3) Severe convection: CTR, Var and NFV display stratiform-dominated echoes; NFV has the highest strong-echo fraction, whereas Nudging shows weaker echoes. All three simulate cloud-street patterns close to observations with similar total interest, but NFV slightly over-forecasts. Var strong-echo skill is highly uncertain, while NFV is more stable and accurate, exhibiting the best spatial pattern for the main strong-echo zone.

3.Spatial differences induced by different ingestion methods propagate consistently over D01 and D03: temperature discrepancies descend from model top to tropopause, RH differences descend slightly, and wind-vector differences spread both upward and downward most prominently. FY4A 3D-winds at the tropopause in NFV enhance upper divergence, intensify convection over northern domains and retard southward convection development.

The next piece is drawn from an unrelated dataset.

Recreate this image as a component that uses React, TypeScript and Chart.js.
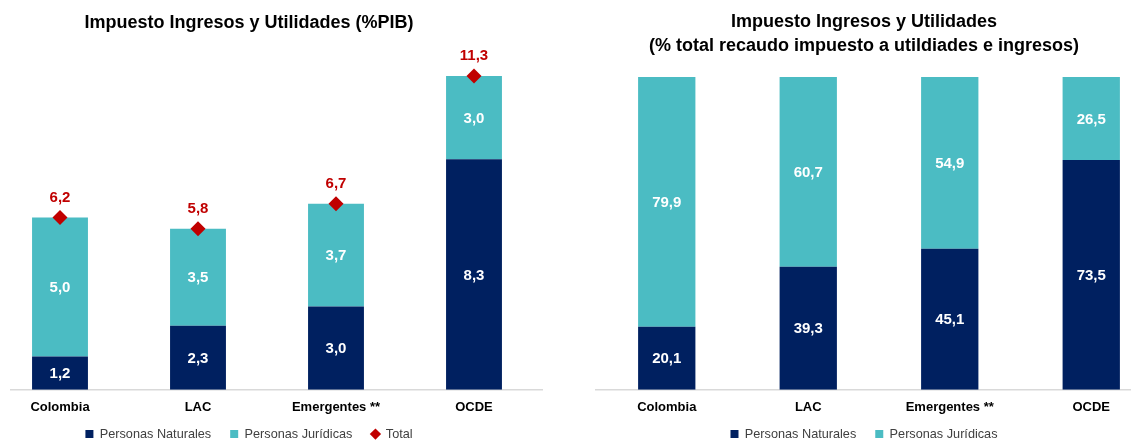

Overall, NFV, integrating FY4A 3D-winds, combines real-time large-scale adjustment with high-resolution assimilation, improves observation usage, enhances upper-level motion forecasts, markedly ameliorates spatial patterns of short-duration heavy rain, 6-h rainstorm and severe convection, and advances short-range prediction of the Zhengzhou “7·20” rainstorm. NFV highlights the benefit of scale-dependent adjustment of geostationary AMVs in regional NWP, yet involves numerous control parameters (e.g., QC thresholds and Nudging scales) whose sensitivities require further investigation to maximize observational efficacy and consolidate these advantages. These findings carry important scientific and practical implications for understanding regional upper systems’ modulation and enhancing local nowcasting capabilityt.